NOTA DEL EDITOR DE ESTE BLOG: El neopesimismo francés del que habla Febbro es la continuación, con un giro de tuerca aún más reaccionario, de la corriente de "los nuevos filósofos" iniciada en los años 70 del pasado siglo en dicho país. No es casual que entre los neopesimistas se encuentre Alain Finkielkraut, uno de aquella tendencia del pensamiento involucionista francés.
Conviene que cuando ponemos a Francia como modelo de progreso no olvidemos que ninguna sociedad está exenta de su doble condición de dios Jano (el de las dos caras). Si Francia nos dio 1789 también produjo la reacción thermidoriana. Si ha sido cuna del socialismo como corriente de pensamiento, también fue la de la colaboración del gobiernod e Vichy con los ocupantes nazis.
En cuanto a Debray no estaría de más preguntarse por su responsabilidad en la caída y asesinato de Ernesto Guevara de la Serna (Che) y sus compañeros en las selvas de Bolivia, algo que él mismo ha intentado borrar de su biografía.
Cuando la izquierda no da respuestas a la crisis sistémica y de civilización del capitalismo, es la extrema derecha la encargada de fabricar sus monstruos.
En España tras el desastre del 98 de finales del XIX apareció una hornada de pensadores, escritores, poetas y filósofos que, desde una posición pesimista, también plantearon la necesidad de sacar al país de su frustración.
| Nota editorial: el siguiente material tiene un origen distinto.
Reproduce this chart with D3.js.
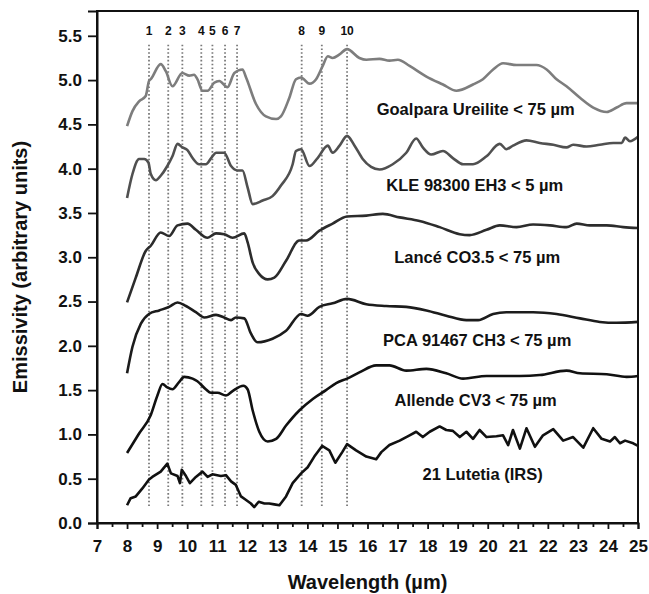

Como quiera que el pesimismo es una corriente antiprogresista, al poner el dedo en la llaga de la nostalgia por lo perdido, también en aquella ristra de ajos intelectuales aparecieron los pensadores prefascistas como Ramiro Maeztu. Aquellos fueron llamados los regeneracionistas, no muy distintos de los hoy partidos de la regeneración en España. En Francia se llaman neopesimistas pero el combustible que les mueve tiene en común un mismo fondo: el llanto por lo perdido.
Por lo demás, no comparto la insinuación de Febbro de que mantener una posición antiUE sea también reaccionaria. Depende desde qué presupuestos se mantenga esa postura. La UE, no tal y como está configurada, sino como lo que es -y no puede ser otra cosa porque nació como ágora de mercado y no cómo ágora política y es, desde ahí, irreformable, como lo es el capitalismo, por mucho que se empeñen en ello los que eufemísticamente rechazan el neoliberalismo para no asustar con posiciones claramente anticapitalistas y revolucionarias- es en buena medida una de las responsables de la reacción nacionalista, excluyente, racista y xenófoba porque, al anular las soberanías nacionales, provoca fuerzas de signo contrario. La otra es la izquierda que, mientras se mantenga en su postración, en su posición a la defensiva, en su aceptación del capitalismo amable que no volvera y en su asunción de discursos antagónicos y ajenos (los liberales en lo económico, ideológico y político) será una herramienta mellada e inútil para hacer frente a toda la involución global que se nos ha echado encima a la clase trabajadora.